> _Task description_:
Count the lines in the records below that contain the word "chart", and reply with only that number.

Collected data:
········

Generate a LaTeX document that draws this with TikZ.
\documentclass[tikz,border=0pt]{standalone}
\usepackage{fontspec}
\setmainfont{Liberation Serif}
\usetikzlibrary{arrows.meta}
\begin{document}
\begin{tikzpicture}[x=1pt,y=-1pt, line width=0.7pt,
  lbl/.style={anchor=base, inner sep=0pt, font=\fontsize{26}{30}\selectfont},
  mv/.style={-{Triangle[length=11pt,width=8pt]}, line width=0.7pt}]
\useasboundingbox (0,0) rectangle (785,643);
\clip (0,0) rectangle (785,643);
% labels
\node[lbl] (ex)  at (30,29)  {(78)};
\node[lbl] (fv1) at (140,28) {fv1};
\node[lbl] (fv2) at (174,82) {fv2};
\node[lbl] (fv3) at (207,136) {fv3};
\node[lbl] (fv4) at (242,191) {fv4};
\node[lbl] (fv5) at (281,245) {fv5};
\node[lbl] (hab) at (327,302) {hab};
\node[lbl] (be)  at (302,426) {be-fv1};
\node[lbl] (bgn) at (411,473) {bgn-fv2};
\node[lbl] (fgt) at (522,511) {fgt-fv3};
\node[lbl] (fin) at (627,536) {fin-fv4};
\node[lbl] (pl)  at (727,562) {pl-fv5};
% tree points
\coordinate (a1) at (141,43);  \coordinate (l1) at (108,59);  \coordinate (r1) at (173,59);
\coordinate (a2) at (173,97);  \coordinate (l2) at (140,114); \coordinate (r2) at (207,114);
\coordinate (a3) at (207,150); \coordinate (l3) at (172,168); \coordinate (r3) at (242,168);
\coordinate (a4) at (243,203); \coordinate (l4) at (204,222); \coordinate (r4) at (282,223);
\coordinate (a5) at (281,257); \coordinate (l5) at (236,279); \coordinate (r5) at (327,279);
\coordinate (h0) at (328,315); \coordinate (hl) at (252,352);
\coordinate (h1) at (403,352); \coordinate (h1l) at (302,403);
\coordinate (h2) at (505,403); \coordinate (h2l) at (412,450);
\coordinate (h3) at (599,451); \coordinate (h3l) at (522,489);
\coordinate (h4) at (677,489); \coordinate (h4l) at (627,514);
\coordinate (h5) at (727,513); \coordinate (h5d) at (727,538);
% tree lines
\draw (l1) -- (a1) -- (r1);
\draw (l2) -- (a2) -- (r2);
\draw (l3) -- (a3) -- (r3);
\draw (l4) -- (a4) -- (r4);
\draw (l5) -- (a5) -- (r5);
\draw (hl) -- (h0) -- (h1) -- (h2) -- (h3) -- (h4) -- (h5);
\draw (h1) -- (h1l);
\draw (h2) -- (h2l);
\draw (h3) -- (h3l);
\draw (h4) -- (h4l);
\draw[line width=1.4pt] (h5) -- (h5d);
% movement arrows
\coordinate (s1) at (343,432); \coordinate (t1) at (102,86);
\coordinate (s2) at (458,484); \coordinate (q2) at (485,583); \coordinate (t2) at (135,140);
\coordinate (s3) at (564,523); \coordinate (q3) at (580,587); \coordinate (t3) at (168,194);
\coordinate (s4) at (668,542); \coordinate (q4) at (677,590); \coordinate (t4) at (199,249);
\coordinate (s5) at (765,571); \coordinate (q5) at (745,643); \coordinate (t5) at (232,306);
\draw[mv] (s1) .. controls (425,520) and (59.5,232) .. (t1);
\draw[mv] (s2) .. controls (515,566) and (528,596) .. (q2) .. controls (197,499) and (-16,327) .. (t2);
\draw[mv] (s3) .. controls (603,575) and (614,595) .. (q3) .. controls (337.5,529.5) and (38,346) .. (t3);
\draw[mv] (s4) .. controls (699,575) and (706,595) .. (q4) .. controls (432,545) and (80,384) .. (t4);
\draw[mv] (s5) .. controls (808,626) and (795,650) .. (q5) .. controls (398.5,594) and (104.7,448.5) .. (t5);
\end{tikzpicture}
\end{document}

········

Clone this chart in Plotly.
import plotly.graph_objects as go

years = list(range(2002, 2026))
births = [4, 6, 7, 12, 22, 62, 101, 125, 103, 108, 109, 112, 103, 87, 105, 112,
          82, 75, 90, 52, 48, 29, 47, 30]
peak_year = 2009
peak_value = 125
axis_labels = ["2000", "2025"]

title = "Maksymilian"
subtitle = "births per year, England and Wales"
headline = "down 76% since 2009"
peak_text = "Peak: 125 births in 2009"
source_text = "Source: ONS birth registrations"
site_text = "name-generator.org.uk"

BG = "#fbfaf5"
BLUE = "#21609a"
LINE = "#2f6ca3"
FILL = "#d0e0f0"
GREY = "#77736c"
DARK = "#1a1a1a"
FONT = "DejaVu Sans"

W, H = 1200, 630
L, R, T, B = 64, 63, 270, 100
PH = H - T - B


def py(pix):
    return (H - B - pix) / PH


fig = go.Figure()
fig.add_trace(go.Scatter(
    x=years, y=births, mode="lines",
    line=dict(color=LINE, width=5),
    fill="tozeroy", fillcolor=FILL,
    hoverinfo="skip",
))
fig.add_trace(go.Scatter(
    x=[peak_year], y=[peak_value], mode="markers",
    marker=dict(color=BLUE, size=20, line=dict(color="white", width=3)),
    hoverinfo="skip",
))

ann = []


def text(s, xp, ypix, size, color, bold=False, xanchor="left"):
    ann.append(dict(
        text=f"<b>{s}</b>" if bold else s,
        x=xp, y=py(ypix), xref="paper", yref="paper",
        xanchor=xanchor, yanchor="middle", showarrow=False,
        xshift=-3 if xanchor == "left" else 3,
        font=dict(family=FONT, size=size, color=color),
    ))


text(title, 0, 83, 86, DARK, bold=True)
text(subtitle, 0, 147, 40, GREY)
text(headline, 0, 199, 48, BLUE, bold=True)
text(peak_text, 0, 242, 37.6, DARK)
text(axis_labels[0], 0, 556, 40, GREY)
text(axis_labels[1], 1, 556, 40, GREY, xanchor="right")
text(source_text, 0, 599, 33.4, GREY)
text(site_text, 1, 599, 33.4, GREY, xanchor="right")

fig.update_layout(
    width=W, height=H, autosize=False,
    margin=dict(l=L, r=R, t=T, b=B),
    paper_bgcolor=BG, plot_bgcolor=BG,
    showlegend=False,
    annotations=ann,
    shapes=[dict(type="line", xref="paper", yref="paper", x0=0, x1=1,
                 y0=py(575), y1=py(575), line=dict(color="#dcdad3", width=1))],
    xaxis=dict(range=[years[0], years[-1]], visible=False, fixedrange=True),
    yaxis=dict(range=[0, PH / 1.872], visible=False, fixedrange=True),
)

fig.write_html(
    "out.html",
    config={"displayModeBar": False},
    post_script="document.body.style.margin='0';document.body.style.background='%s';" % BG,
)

········

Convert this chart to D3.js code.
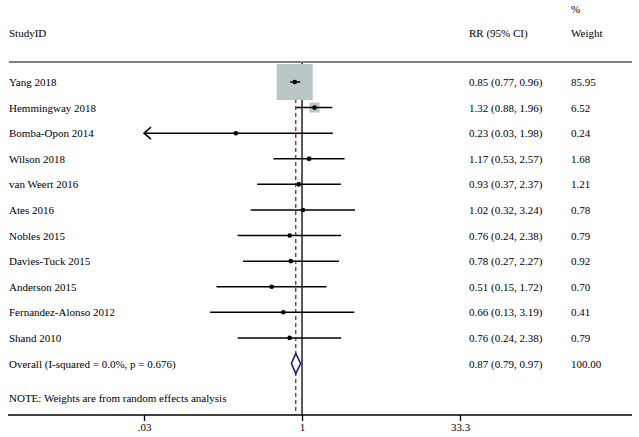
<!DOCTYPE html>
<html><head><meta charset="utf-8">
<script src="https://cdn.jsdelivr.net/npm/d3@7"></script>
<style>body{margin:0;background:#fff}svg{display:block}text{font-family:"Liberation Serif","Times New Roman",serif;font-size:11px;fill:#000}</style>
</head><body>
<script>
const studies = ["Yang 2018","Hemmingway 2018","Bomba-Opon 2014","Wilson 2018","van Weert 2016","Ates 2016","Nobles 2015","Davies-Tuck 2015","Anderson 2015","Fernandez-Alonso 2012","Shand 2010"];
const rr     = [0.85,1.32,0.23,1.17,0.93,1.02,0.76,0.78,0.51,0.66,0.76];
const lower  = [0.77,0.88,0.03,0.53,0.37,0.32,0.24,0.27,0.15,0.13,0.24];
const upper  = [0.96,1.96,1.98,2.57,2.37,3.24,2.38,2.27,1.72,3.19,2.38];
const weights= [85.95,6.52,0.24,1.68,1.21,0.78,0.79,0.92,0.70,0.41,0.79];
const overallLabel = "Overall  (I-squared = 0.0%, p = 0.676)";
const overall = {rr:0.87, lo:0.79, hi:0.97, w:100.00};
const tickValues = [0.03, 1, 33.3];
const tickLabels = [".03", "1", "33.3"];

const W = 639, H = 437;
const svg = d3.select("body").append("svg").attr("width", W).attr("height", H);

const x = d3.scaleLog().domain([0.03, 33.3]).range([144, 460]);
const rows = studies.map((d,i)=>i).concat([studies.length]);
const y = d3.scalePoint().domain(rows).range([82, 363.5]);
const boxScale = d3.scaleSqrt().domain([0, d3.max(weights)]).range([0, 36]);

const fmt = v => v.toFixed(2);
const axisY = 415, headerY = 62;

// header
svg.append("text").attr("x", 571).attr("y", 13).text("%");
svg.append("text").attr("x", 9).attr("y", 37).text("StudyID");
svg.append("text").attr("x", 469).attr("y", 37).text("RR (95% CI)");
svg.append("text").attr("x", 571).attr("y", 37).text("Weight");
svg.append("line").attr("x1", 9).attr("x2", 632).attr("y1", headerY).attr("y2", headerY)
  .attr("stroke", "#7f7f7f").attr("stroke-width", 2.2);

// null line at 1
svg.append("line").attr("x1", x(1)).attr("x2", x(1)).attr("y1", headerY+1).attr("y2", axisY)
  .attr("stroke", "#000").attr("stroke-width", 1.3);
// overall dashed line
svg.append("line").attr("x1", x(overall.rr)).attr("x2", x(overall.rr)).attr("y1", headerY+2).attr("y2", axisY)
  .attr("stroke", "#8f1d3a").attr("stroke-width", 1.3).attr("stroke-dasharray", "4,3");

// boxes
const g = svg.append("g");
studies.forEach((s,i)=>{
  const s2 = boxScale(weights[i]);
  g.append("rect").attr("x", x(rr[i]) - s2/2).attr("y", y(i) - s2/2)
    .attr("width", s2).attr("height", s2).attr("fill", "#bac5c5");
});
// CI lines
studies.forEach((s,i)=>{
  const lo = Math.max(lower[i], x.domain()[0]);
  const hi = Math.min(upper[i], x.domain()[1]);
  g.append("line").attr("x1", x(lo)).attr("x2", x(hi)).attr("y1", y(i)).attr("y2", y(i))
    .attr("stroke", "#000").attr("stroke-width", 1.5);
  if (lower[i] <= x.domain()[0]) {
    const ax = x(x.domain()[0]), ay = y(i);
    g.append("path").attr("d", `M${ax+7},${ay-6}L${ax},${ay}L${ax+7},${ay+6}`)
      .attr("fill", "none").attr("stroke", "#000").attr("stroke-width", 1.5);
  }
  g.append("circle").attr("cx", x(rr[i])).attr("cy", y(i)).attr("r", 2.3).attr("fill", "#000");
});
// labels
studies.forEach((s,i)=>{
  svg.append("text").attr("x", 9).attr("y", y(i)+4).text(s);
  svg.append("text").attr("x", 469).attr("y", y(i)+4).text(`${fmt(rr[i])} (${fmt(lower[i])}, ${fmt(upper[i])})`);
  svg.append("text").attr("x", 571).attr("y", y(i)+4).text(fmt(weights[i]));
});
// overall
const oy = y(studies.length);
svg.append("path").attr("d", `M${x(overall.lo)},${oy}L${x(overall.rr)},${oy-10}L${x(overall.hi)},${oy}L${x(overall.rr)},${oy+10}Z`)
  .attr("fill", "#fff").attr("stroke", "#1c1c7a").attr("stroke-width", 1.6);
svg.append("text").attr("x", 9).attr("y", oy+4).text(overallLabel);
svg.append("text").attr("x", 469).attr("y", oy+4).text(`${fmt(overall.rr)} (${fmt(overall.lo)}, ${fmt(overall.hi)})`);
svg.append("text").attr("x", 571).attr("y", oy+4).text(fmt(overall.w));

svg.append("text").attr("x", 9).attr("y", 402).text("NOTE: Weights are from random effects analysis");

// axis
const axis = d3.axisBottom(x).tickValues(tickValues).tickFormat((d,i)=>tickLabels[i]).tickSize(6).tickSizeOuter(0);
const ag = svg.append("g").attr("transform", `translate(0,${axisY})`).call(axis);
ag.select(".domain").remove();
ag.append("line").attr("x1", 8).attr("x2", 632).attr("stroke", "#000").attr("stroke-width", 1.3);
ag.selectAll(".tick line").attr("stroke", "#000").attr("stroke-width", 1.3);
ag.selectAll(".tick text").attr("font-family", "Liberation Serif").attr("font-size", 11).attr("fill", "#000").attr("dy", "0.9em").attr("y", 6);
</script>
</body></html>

········

> _Solved problem_:
2